Sometimes, the world outside can feel nosy or hurried, eager to announce the latest improvement. Home instead offers a pause—a permission not to be up-to-date, just present. Time in these well-worn corners comes at its own pace. Reading the morning paper, nibbling cold toast, watching a bird settle on a backyard fence. These moments need no performance. No one is judging your style or velocity.

A friend once told me her favorite spot was on the steps between the kitchen and backyard, a forgotten in-between not meant for long visits. She sat there as a child to tie her shoes for school, later as an adult to sip coffee and watch her grandchildren wander after crickets. The steps barely fit one person, but they fit every version of herself. Each time she settled there was a reminder: comfort often arrives where no one thought to put a cushion.

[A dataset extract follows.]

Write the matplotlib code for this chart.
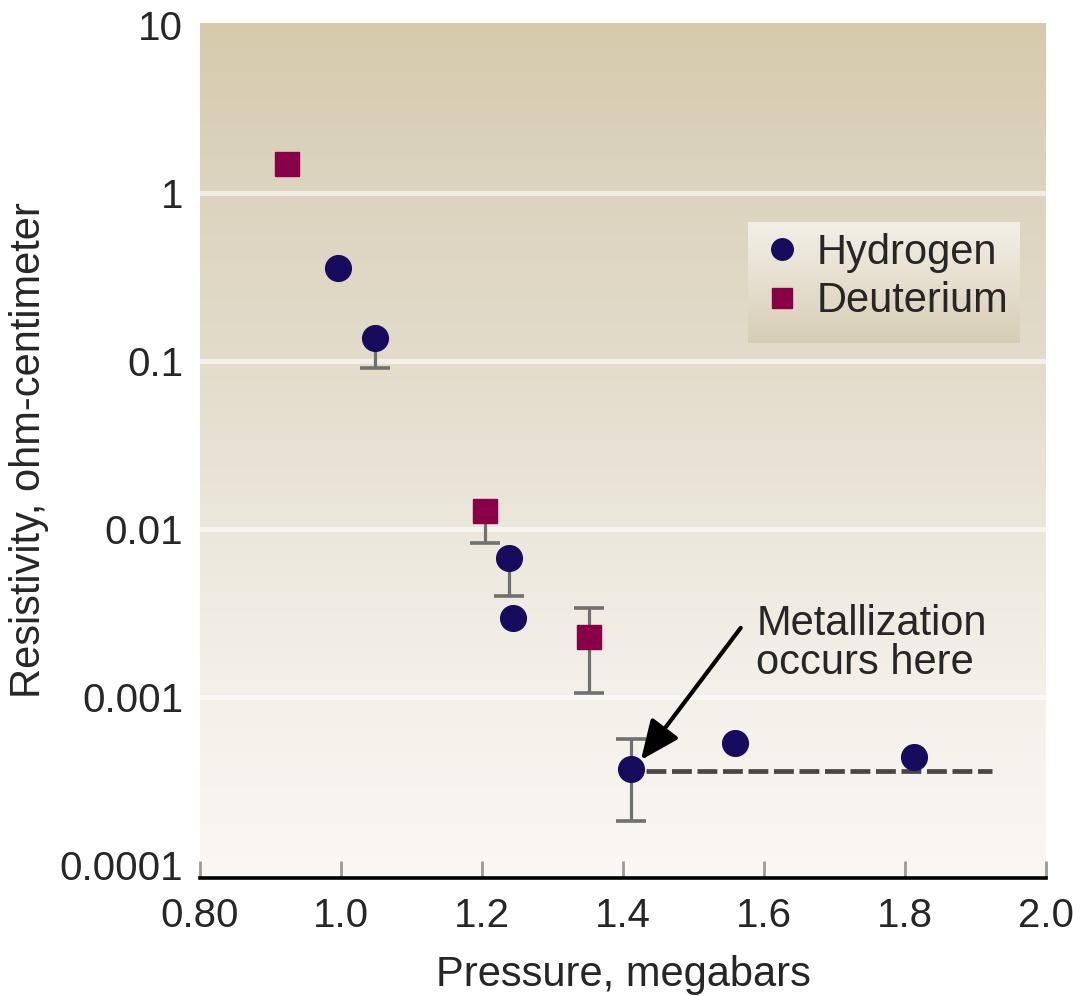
import numpy as np
import matplotlib
matplotlib.use("Agg")
import matplotlib.pyplot as plt
from matplotlib.colors import LinearSegmentedColormap
from matplotlib.lines import Line2D
from matplotlib.ticker import NullLocator

plt.rcParams['font.family'] = ['Liberation Sans', 'DejaVu Sans']

# ---------------- data ----------------
hydrogen_p = [0.996, 1.048, 1.238, 1.244, 1.411, 1.559, 1.813]
hydrogen_r = [0.358, 0.137, 0.0067, 0.00295, 0.000373, 0.000532, 0.00044]
hydrogen_lo = [np.nan, 0.091, 0.0040, np.nan, 0.000183, np.nan, np.nan]
hydrogen_hi = [np.nan, np.nan, np.nan, np.nan, 0.000562, np.nan, np.nan]

deuterium_p = [0.923, 1.204, 1.352]
deuterium_r = [1.49, 0.0128, 0.00228]
deuterium_lo = [np.nan, 0.00826, 0.00106]
deuterium_hi = [np.nan, np.nan, 0.00339]

metal_line_p = [1.433, 1.923]
metal_level = 0.000363

x_ticks = [0.8, 1.0, 1.2, 1.4, 1.6, 1.8, 2.0]
x_labels = ['0.80', '1.0', '1.2', '1.4', '1.6', '1.8', '2.0']
y_ticks = [1e-4, 1e-3, 1e-2, 1e-1, 1, 10]
y_labels = ['0.0001', '0.001', '0.01', '0.1', '1', '10']
grid_values = [1e-3, 1e-2, 1e-1, 1]

H_COLOR = '#170b5e'
D_COLOR = '#8a0048'
ERR_COLOR = '#707070'
TXT = '#262626'

fig = plt.figure(figsize=(10.73, 9.96), dpi=100)
pos = [0.1864, 0.1185, 0.7884, 0.8584]

# background gradient axes
bg = fig.add_axes(pos, zorder=0)
bg_cmap = LinearSegmentedColormap.from_list('bg', [
    (0.0, '#faf7f4'),
    (0.21, '#f4f1ea'),
    (0.41, '#ece7dc'),
    (0.60, '#e3dccb'),
    (0.80, '#dcd4bf'),
    (1.0, '#d5cbac'),
])
grad = np.linspace(0, 1, 256).reshape(-1, 1)
bg.imshow(grad, extent=(0, 1, 0, 1), origin='lower', aspect='auto', cmap=bg_cmap)
bg.set_xlim(0, 1); bg.set_ylim(0, 1)
bg.axis('off')

ax = fig.add_axes(pos, zorder=1)
ax.set_facecolor('none')
ax.set_yscale('log')
ax.set_xlim(0.8, 2.0)
ax.set_ylim(10 ** -4.077, 10 ** 1.012)

for g in grid_values:
    ax.axhline(g, color='white', alpha=0.6, lw=3.6, zorder=0.5)

# error bars (drawn from data)
def draw_err(px, pr, lo, hi):
    for x, r, l, h in zip(px, pr, lo, hi):
        bottom = l if not np.isnan(l) else r
        top = h if not np.isnan(h) else r
        if bottom != top:
            ax.vlines(x, bottom, top, color=ERR_COLOR, lw=2.3, zorder=2)
        for v in (l, h):
            if not np.isnan(v):
                ax.plot([x], [v], marker='_', ms=22, mew=2.6, color=ERR_COLOR, zorder=2)

draw_err(hydrogen_p, hydrogen_r, hydrogen_lo, hydrogen_hi)
draw_err(deuterium_p, deuterium_r, deuterium_lo, deuterium_hi)

ax.plot(metal_line_p, [metal_level, metal_level], color='#464646', lw=3.4,
        ls=(0, (4.2, 1.2)), solid_capstyle='butt', dash_capstyle='butt', zorder=2.5)

ax.plot(hydrogen_p, hydrogen_r, 'o', ms=18.5, color=H_COLOR, mec=H_COLOR, zorder=3)
ax.plot(deuterium_p, deuterium_r, 's', ms=17, color=D_COLOR, mec=D_COLOR, zorder=3)

# annotation
ax.annotate('', xy=(1.4255, 0.000422), xytext=(1.567, 0.00258),
            arrowprops=dict(arrowstyle='-|>,head_length=0.8,head_width=0.35',
                            mutation_scale=30, lw=3, color='black',
                            shrinkA=0, shrinkB=0), zorder=4)
ax.text(1.589, 0.0036, 'Metallization\noccurs here', fontsize=30, color=TXT,
        ha='left', va='top', linespacing=0.98, zorder=4)

# ticks
ax.set_yticks(y_ticks)
ax.set_yticklabels(y_labels)
ax.yaxis.set_minor_locator(NullLocator())
ax.set_xticks(x_ticks)
ax.set_xticklabels(x_labels)
ax.tick_params(axis='y', length=0, pad=12, labelsize=29, labelcolor=TXT)
ax.tick_params(axis='x', direction='in', length=12.5, width=2, color='#9a9a9a',
               pad=14, labelsize=29, labelcolor=TXT)

for s in ('left', 'right', 'top'):
    ax.spines[s].set_visible(False)
ax.spines['bottom'].set_linewidth(2.6)
ax.spines['bottom'].set_color('black')
ax.spines['bottom'].set_zorder(5)

ax.set_xlabel('Pressure, megabars', fontsize=30, color=TXT, labelpad=14)
ax.set_ylabel('Resistivity, ohm-centimeter', fontsize=30, color=TXT)
ax.yaxis.set_label_coords(-0.178, 0.5)

# legend box with gradient
leg_box = fig.add_axes([748 / 1073, 1 - 343 / 996, (1020 - 748) / 1073, (343 - 222) / 996], zorder=2)
leg_cmap = LinearSegmentedColormap.from_list('leg', ['#d6cdb4', '#e6dfcf', '#f3efe6'])
leg_box.imshow(grad, extent=(0, 1, 0, 1), origin='lower', aspect='auto', cmap=leg_cmap)
leg_box.set_xlim(0, 1); leg_box.set_ylim(0, 1)
leg_box.axis('off')

handles = [
    Line2D([], [], marker='o', ls='none', ms=15.5, color=H_COLOR, mec=H_COLOR),
    Line2D([], [], marker='s', ls='none', ms=15, color=D_COLOR, mec=D_COLOR),
]
leg = fig.legend(handles, ['Hydrogen', 'Deuterium'], loc='upper left',
                 bbox_to_anchor=(761.5 / 1073, 1 - 233 / 996), frameon=False,
                 fontsize=30, borderpad=0, borderaxespad=0, handlelength=1.0,
                 handletextpad=0.32, labelspacing=0.2, labelcolor=TXT)
leg.set_zorder(6)

fig.savefig('out.png', dpi=100, facecolor='white')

We live in an age fond of movement and novelty. Yet, among those who have lived through more than one era, the conversation often turns back to places that feel like anchors. Not permanent structures, but the corners and cubbies we have inhabited so long that they have shaped to us, and we to them. When we talk about feeling “at home,” we may be talking about these exact places.

As years pass, the usefulness of well-loved spaces only deepens. Sometimes mobility or stamina change the ways we use a home, and “favorite” might quietly shift to a spot nearer the window or to a tucked-away bedroom chair. This is not loss but adaptation, a sort of gentle truce between body, memory, and place. There’s nothing performative in seeking comfort; it is practical, sustaining, sane.

One learns, after enough years, that the heart notices details others might overlook—a shadow moving across the carpet, the hush of evening settling over a pile of magazines, the quiet task of winding a mantle clock before bed. These gestures and locations become as personal as one’s own reflection. They tell, in their understated way, the story of what it means to feel rooted.

So perhaps the next time you notice yourself returning to that same corner—reaching for your mug, lingering over a view, sighing into familiar cushions—you can allow a moment of appreciation. These ordinary spaces have earned their place in the story. They offer a certain kind of peace: not found, but grown, one routine after another, shaped by the gentle weight of a life well-lived.